▸ **Written problem**:
Using the listing below, give again exactly the lines from the line with "Write a Python" to the line with "from matplotlib.ticker import", inclusive, without the pictures.
** BEGIN Data shown **
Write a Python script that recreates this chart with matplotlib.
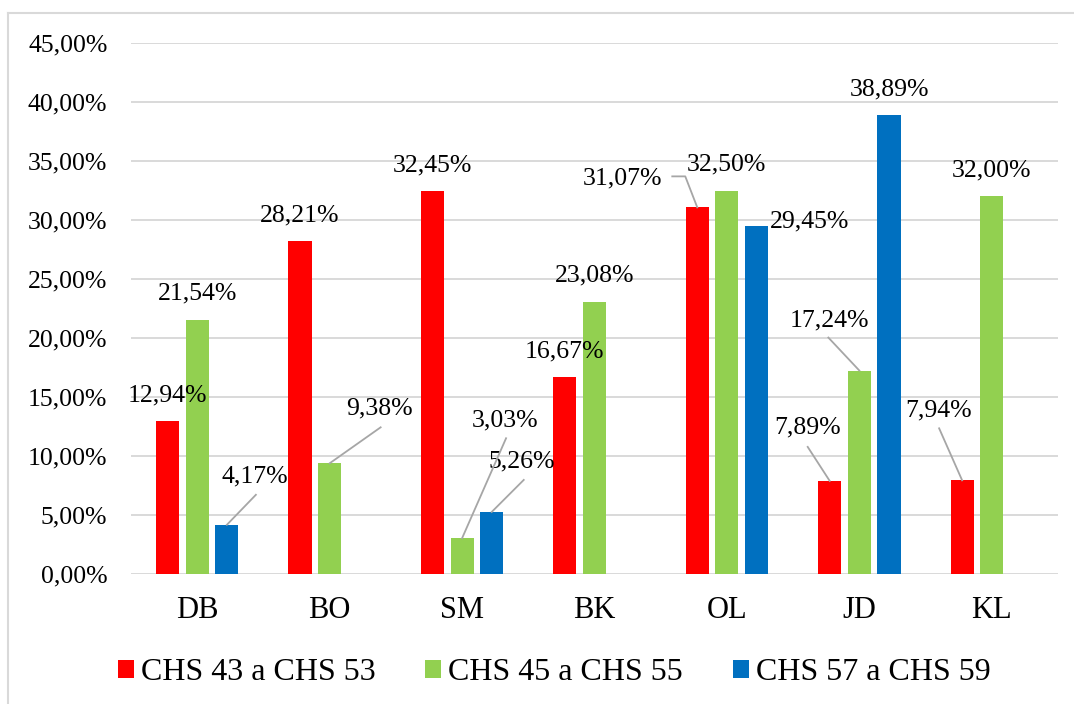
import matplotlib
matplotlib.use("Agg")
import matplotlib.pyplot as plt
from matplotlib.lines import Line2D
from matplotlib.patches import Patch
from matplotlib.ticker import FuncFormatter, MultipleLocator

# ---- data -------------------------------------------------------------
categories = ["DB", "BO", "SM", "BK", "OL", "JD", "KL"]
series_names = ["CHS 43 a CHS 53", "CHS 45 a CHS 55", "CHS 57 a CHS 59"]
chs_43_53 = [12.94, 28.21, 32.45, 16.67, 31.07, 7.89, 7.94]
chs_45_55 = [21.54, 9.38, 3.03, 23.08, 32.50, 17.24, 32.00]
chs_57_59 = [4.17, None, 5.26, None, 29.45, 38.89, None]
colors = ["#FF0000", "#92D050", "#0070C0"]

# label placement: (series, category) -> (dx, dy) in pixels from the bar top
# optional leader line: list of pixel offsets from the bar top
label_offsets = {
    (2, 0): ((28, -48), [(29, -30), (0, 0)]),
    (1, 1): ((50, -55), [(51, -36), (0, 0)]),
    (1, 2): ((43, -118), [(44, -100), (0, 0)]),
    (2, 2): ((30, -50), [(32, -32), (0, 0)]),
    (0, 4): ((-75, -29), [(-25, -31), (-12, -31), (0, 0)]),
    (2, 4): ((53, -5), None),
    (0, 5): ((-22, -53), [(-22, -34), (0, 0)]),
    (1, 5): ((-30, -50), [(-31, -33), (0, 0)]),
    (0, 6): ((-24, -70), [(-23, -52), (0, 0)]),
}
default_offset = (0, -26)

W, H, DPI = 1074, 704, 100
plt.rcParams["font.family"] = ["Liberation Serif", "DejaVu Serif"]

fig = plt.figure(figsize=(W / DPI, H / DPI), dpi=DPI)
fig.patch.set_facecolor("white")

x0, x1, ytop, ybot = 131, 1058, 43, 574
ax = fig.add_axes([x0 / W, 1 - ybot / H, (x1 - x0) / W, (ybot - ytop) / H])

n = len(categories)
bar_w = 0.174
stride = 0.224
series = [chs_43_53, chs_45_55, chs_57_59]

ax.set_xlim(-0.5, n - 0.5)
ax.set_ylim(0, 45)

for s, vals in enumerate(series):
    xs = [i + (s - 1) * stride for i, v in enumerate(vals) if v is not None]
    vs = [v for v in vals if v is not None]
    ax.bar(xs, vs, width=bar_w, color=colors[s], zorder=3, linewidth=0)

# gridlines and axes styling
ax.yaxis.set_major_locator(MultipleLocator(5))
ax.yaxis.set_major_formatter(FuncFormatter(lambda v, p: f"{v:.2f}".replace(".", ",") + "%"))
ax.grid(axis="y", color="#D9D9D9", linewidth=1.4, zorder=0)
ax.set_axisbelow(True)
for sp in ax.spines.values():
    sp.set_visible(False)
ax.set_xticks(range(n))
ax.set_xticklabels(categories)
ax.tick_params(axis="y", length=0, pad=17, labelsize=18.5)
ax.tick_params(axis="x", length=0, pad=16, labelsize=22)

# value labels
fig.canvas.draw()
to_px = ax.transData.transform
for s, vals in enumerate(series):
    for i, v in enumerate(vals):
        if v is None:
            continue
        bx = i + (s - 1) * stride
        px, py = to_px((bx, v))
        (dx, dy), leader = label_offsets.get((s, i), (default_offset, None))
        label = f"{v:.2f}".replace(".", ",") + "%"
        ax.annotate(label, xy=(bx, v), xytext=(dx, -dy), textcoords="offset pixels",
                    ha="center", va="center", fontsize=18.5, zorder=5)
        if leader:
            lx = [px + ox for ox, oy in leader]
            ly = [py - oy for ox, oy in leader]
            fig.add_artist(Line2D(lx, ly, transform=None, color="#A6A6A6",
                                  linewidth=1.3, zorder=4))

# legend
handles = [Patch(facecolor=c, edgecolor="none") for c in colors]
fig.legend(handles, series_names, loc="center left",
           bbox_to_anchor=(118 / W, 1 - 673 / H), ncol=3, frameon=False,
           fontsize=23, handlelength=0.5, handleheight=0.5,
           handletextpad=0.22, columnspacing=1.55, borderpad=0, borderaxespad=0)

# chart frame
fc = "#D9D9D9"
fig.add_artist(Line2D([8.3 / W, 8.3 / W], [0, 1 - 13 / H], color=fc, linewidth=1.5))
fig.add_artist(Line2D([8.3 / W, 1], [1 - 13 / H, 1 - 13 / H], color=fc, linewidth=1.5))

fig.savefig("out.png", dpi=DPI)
** END Data shown **
** BEGIN Data shown **
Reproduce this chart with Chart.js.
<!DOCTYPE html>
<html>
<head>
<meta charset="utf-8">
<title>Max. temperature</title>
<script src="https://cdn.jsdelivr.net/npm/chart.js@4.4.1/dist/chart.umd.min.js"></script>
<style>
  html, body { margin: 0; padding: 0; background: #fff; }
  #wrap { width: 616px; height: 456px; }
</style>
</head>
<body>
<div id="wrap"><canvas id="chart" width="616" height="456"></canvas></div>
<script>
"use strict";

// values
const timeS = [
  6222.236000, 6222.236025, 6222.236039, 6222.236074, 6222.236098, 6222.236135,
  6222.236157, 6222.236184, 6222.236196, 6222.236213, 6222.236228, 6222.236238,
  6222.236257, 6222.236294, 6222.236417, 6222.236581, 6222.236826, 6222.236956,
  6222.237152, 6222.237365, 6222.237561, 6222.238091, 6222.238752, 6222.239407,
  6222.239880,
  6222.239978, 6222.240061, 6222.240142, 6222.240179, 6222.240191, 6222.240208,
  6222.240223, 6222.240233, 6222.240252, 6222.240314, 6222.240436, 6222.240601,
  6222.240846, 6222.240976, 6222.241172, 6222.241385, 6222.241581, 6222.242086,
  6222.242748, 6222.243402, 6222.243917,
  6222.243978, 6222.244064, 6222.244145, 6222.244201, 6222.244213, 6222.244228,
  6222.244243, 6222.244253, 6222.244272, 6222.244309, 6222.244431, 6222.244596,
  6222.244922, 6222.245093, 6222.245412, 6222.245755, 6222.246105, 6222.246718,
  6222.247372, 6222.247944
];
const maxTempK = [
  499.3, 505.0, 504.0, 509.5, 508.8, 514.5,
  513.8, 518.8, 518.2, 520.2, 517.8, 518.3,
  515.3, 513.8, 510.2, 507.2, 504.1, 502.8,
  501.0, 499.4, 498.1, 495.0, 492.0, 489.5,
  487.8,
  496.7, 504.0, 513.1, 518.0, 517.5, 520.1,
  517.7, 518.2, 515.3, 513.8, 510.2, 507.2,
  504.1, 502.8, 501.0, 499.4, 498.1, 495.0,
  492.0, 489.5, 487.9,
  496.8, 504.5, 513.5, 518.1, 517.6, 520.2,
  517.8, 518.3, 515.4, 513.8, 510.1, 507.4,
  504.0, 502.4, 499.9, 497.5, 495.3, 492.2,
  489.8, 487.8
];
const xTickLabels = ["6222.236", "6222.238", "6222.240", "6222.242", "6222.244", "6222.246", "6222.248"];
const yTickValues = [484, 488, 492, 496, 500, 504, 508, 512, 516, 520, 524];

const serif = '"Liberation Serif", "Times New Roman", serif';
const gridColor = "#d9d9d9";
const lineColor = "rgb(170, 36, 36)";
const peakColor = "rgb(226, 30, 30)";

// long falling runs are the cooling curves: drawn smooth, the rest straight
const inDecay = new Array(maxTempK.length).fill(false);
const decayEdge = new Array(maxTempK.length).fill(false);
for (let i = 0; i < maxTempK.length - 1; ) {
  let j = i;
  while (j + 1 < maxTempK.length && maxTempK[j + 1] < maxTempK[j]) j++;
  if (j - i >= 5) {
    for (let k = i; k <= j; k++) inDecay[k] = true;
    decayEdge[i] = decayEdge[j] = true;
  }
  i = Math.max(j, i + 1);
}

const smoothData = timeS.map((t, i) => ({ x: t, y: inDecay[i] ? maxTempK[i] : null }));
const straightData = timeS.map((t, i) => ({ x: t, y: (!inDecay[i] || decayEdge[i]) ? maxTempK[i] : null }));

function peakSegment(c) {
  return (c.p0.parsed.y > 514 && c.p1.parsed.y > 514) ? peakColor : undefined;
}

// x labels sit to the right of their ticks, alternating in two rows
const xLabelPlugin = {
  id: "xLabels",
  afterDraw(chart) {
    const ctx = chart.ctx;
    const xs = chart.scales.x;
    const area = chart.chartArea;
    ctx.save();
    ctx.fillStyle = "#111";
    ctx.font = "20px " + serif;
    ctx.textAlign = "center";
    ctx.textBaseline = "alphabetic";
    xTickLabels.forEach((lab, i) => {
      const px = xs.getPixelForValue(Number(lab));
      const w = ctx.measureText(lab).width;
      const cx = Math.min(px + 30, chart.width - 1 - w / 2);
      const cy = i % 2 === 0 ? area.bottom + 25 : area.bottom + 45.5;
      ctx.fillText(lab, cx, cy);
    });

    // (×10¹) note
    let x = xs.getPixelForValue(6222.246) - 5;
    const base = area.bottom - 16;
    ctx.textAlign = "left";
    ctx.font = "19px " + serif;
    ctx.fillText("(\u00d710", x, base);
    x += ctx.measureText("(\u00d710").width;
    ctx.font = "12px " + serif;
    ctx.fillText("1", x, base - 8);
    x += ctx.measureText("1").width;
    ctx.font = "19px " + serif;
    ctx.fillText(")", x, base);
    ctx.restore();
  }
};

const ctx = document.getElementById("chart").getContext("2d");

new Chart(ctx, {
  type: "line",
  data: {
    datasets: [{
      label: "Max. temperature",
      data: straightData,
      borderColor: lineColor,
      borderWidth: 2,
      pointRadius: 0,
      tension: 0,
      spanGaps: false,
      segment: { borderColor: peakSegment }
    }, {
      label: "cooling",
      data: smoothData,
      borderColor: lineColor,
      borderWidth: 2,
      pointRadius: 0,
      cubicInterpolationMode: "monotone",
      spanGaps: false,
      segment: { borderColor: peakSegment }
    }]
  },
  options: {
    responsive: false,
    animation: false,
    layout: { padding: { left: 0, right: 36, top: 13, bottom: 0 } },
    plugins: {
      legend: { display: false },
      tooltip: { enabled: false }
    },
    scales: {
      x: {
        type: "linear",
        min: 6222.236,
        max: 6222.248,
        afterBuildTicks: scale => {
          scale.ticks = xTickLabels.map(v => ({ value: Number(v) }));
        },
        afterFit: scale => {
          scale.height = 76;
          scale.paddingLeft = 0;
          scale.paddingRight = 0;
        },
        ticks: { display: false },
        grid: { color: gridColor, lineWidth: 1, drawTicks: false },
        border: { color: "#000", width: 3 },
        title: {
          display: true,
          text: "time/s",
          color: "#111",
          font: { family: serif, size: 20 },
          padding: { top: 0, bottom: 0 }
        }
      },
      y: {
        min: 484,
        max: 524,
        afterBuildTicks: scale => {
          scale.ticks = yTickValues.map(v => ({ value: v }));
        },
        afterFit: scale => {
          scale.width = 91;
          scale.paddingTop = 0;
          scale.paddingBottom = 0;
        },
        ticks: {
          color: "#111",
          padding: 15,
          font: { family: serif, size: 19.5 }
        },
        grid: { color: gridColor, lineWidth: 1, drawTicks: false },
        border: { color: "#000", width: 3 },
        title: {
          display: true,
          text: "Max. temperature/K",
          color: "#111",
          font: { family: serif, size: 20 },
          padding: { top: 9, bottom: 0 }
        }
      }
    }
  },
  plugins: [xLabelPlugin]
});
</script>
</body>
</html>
** END Data shown **
▸ **Final answer**:
Write a Python script that recreates this chart with matplotlib.
import matplotlib
matplotlib.use("Agg")
import matplotlib.pyplot as plt
from matplotlib.lines import Line2D
from matplotlib.patches import Patch
from matplotlib.ticker import FuncFormatter, MultipleLocator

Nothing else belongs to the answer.